If you’re going to do a long braise, like a Passover brisket, always, always, always get Martin’s potato rolls for sandwiches the next day. I like to heat the buns up lightly in a pan with good butter, and then top the meat with whatever sauce, herbs, and textural element is already around. Pickled onions are also nice.
I got a small bottle of house-made riesling vinegar before departing Le Doyenné in January. If there are ever special vinegars around, grab one. A dab in a salad dressing, aioli, or anything else you’re cooking up is a good way to learn and layer different flavors. Hints of the vinegar have added a new shine to things as basic as staple celery salads. Don’t bother with a recipe here. Just play around.
I usually avoid cakes but Clare de Boer’s Cake Belle Hélène is magical. Make it.

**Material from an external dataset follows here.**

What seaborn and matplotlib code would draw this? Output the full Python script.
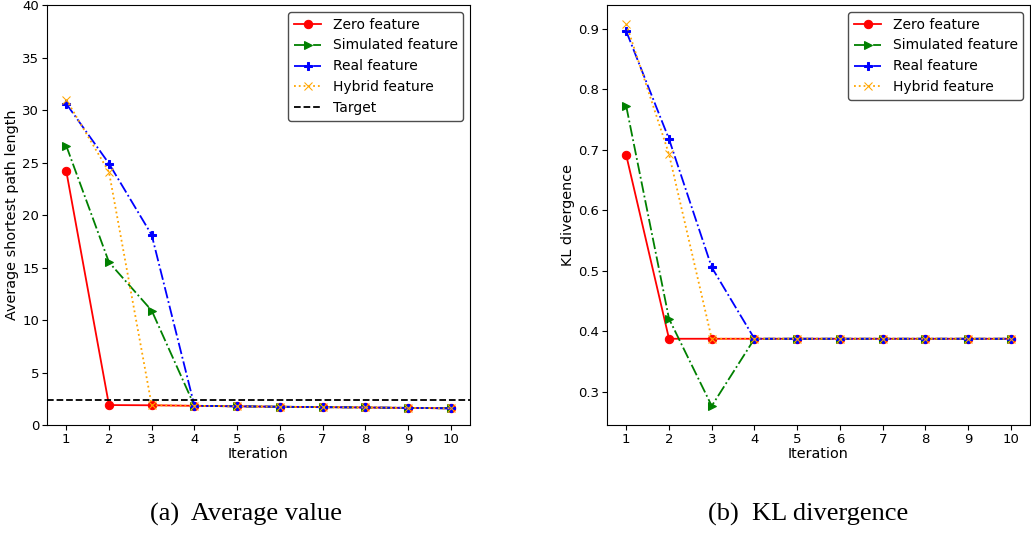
import matplotlib
matplotlib.use("Agg")
import matplotlib.pyplot as plt
import seaborn as sns
import pandas as pd

iterations = [1, 2, 3, 4, 5, 6, 7, 8, 9, 10]

# (a) Average shortest path length
avg_zero = [24.2, 1.9, 1.88, 1.83, 1.78, 1.74, 1.70, 1.67, 1.63, 1.59]
avg_sim = [26.6, 15.5, 10.9, 1.83, 1.78, 1.74, 1.70, 1.67, 1.63, 1.59]
avg_real = [30.6, 24.9, 18.1, 1.83, 1.78, 1.74, 1.70, 1.67, 1.63, 1.59]
avg_hybrid = [31.0, 24.1, 1.88, 1.83, 1.78, 1.74, 1.70, 1.67, 1.63, 1.59]
avg_target = 2.4

# (b) KL divergence
kl_zero = [0.691, 0.388, 0.388, 0.388, 0.388, 0.388, 0.388, 0.388, 0.388, 0.388]
kl_sim = [0.772, 0.421, 0.277, 0.388, 0.388, 0.388, 0.388, 0.388, 0.388, 0.388]
kl_real = [0.896, 0.718, 0.506, 0.388, 0.388, 0.388, 0.388, 0.388, 0.388, 0.388]
kl_hybrid = [0.908, 0.693, 0.388, 0.388, 0.388, 0.388, 0.388, 0.388, 0.388, 0.388]

series_names = ["Zero feature", "Simulated feature", "Real feature", "Hybrid feature"]
styles = [
    dict(color="red", marker="o", linestyle="-"),
    dict(color="green", marker=">", linestyle="-."),
    dict(color="blue", marker="P", linestyle="-."),
    dict(color="orange", marker="x", linestyle=":"),
]

fig = plt.figure(figsize=(10.31, 5.33), dpi=100)
ax1 = fig.add_axes([0.0456, 0.2026, 0.4103, 0.788])
ax2 = fig.add_axes([0.5888, 0.2026, 0.4103, 0.788])

for ax, data in [(ax1, [avg_zero, avg_sim, avg_real, avg_hybrid]),
                 (ax2, [kl_zero, kl_sim, kl_real, kl_hybrid])]:
    for name, vals, st in zip(series_names, data, styles):
        df = pd.DataFrame({"Iteration": iterations, "v": vals})
        sns.lineplot(data=df, x="Iteration", y="v", ax=ax, label=name,
                     color=st["color"], marker=st["marker"], linestyle=st["linestyle"],
                     markersize=6, markeredgecolor=st["color"], linewidth=1.3)
    ax.set_xticks(iterations)
    ax.set_xlabel("Iteration", fontsize=10.4, labelpad=1)
    ax.tick_params(labelsize=9.5, pad=2.2, length=3.5)

ax1.axhline(avg_target, color="black", linestyle="--", linewidth=1.3, label="Target")
ax1.set_ylim(0, 40)
ax1.set_ylabel("Average shortest path length", fontsize=10.4, labelpad=2)
ax2.set_ylabel("KL divergence", fontsize=10.4, labelpad=2)

for ax in (ax1, ax2):
    leg = ax.legend(loc="upper right", fontsize=10, framealpha=1, edgecolor="0.3",
                    fancybox=True, handlelength=2.0, borderpad=0.4, labelspacing=0.5)

fig.text(0.239, 0.034, "(a)  Average value", ha="center", va="center",
         family="Liberation Serif", fontsize=19)
fig.text(0.784, 0.034, "(b)  KL divergence", ha="center", va="center",
         family="Liberation Serif", fontsize=19)

fig.savefig("out.png", dpi=100)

Andrew Martin’s Early Work is a beloved text in my friend group, the kind of “young, hot people getting up to shit” novel with just enough wit, grace and insight to be crushed in a day while rattling your grasp on self-delusion and human intimacy. Martin’s second novel, Down Time, is a little more grown up and just as effective. Give me so many more of these. And I co-sign Emily Sundberg’s Transcription rave. I finished Ben Lerner’s new novel on the plane on Tuesday, holding a strong desire to reread it immediately. Both books play around with how deception, shared history, and technology interfere with modern happiness and connection. Parul Sehgal has an excellent essay on the Lerner here.
Christian Petzold’s Miroirs No. 3 is my favorite new film of the year so far, buoyed by this impeccably placed needle drop:






LA
This new spring version of Wilde’s is an already great restaurant at its absolute best. Like a Los Feliz Rochelle Canteen remix with a little more oomf. Four months in, they’re operating like a mature, well-oiled machine. Don’t skip the artichokes.
It unfortunately looks like Baby Bistro has rotated out the fried sweetbreads set, essentially slightly cheffed up blue cheese buffalo wings. They will be missed dearly. I love full meals at Baby Bistro, but more people should take advantage of hanging out on the patio with a glass of wine and trying whatever new dish they’ve cooked up that week.
Quarter Sheets delivers now which is … crazy. Isn’t life in Los Angeles easy enough? Watching the Oscars with a spread of pies and Hannah Ziskin desserts like a chocolate gateau cake and banana cream pie. Nothing better.
And, finally, I fucking love the energy behind the Bruce pop up. I hope they keep this up all summer.